If you wondered during the Firestone fiasco what Ford was thinking when it had Jac Nasser, its largely unknown, Lebanese-born CEO, speak on national television in a paid advertisement about the crisis – and deliver a sideways apologia delivered in Australian-accented English, while company president Billy Ford stood by, mute -- you must read Vines. You may have been confused as to who was at fault in the whole Ford-Firestone matter, which pitted companies with 100 years of shared history against each other. But Vines isn’t. It’s Firestone with whom he’s still mad. Nor was he impressed by Robert Eaton, the Chrysler chairman who engineered the venerable firm’s sale to Mercedes Benz in a so-called “marriage of equals” that was anything but. However, Vines holds Daimler’s Dieter Zetsche in such high regard that he neglects to mention how Zetsche helped run Chrysler further into the ground when he was in charge after Eaton, and before, in its cruelest act, Daimler offloaded Chrysler on Home Depot refugee Robert Nardelli’s Cerberus Capital, the numb-skulled private equity firm who all but ruined the company, while leading it into bankruptcy. Vines doesn’t like Nardelli much, nor should anyone.

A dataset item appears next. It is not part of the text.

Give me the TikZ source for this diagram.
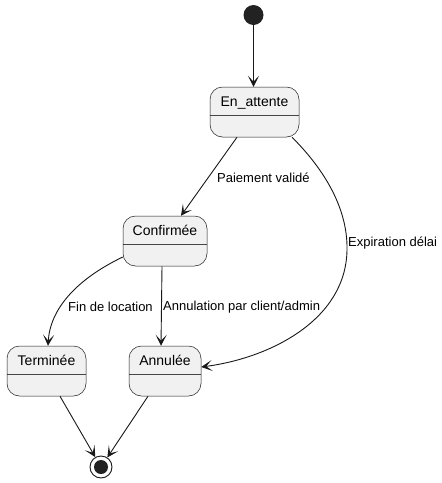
\documentclass[tikz,border=0pt]{standalone}
\usepackage{fontspec}
\setmainfont{Liberation Sans}
\usetikzlibrary{arrows.meta}
\definecolor{stfill}{HTML}{F1F1F1}
\definecolor{stline}{HTML}{181818}
\definecolor{dot}{HTML}{222222}
\begin{document}
\begin{tikzpicture}[x=1pt,y=-1pt,
  stbox/.style={draw=stline, line width=0.5pt, fill=stfill, rounded corners=12.5pt,
    inner xsep=0pt, inner ysep=0pt, text height=19pt, text depth=31pt,
    font=\fontsize{14}{16}\selectfont, text=black,
    path picture={\draw[stline!80, line width=0.5pt] ([yshift=-28pt]path picture bounding box.north west) -- ([yshift=-28pt]path picture bounding box.north east);}},
  lbl/.style={font=\fontsize{13}{15}\selectfont, inner sep=0pt, anchor=west, text=black},
  tr/.style={draw=stline, line width=0.9pt, -{Stealth[length=11pt,width=11pt,inset=6pt]}}]
\useasboundingbox (0,0) rectangle (442,483);
% states
\node[circle, fill=dot, minimum size=20pt, inner sep=0pt] (start) at (253.5,15) {};
\node[stbox, minimum width=89pt] (ea) at (254.5,112) {En\_attente};
\node[stbox, minimum width=84pt] (conf) at (165,241) {Confirmée};
\node[stbox, minimum width=79pt] (term) at (46.5,371) {Terminée};
\node[stbox, minimum width=72pt] (ann) at (165,371) {Annulée};
\node[circle, draw=stline, line width=0.9pt, fill=white, minimum size=22pt, inner sep=0pt] (end) at (101,467) {};
\node[circle, fill=dot, minimum size=14pt, inner sep=0pt] (endin) at (101,467) {};
% transitions
\draw[tr] (start) -- (start |- ea.north);
\draw[tr] ([xshift=-17.5pt]ea.south) -- ([xshift=16pt]conf.north);
\draw[tr] ([xshift=37.5pt]ea.south) .. controls (320,165) and (348,205) .. (347,250)
   .. controls (346,320) and (270,358) .. ([yshift=4pt]ann.east);
\draw[tr] ([yshift=-16pt]conf.west) .. controls (75,280) and (50,310) .. ([xshift=1.5pt]term.north);
\draw[tr] ([xshift=-3pt]conf.south) -- ([xshift=-4pt]ann.north);
\draw[tr] ([xshift=13.5pt]term.south) -- (end);
\draw[tr] ([xshift=-17pt]ann.south) -- (end);
% labels
\node[lbl] (l1) at (217,178) {Paiement validé};
\node[lbl] (l2) at (348,243) {Expiration délai};
\node[lbl] (l3) at (68,307) {Fin de location};
\node[lbl] (l4) at (163,307) {Annulation par client/admin};
\end{tikzpicture}
\end{document}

Adding a throughline to his stories, Vines emphasizes a few basic principles for the proper conduct of corporate PR. To wit: The communications team needs a seat at the big table. They can never to be lied to or blindsided by management; they need to know the real truth. Vines wants a commitment from management to always do the right thing by its customers. And to never blame the customer when he is at fault, at least publicly. All good, sensible stuff.
Vines hates Naderites, however, and is thoroughly unimpressed with trial lawyers, large swathes of the media and most government regulators. Even though he doesn’t trust manufacturers either, he is happy to carry their grudges and share their blinkered, sometimes paranoid worldview. And yet he gets just as incensed that Firestone’s foot-dragging denials may have led to deaths that a little more care and a lot more honesty might have prevented. Contradictory? A little. But Vines wears his heart on his sleeve and manages to tell a pretty good story about the behind the scenes workings of the automobile business. Like all the best PRs, he gets his message across.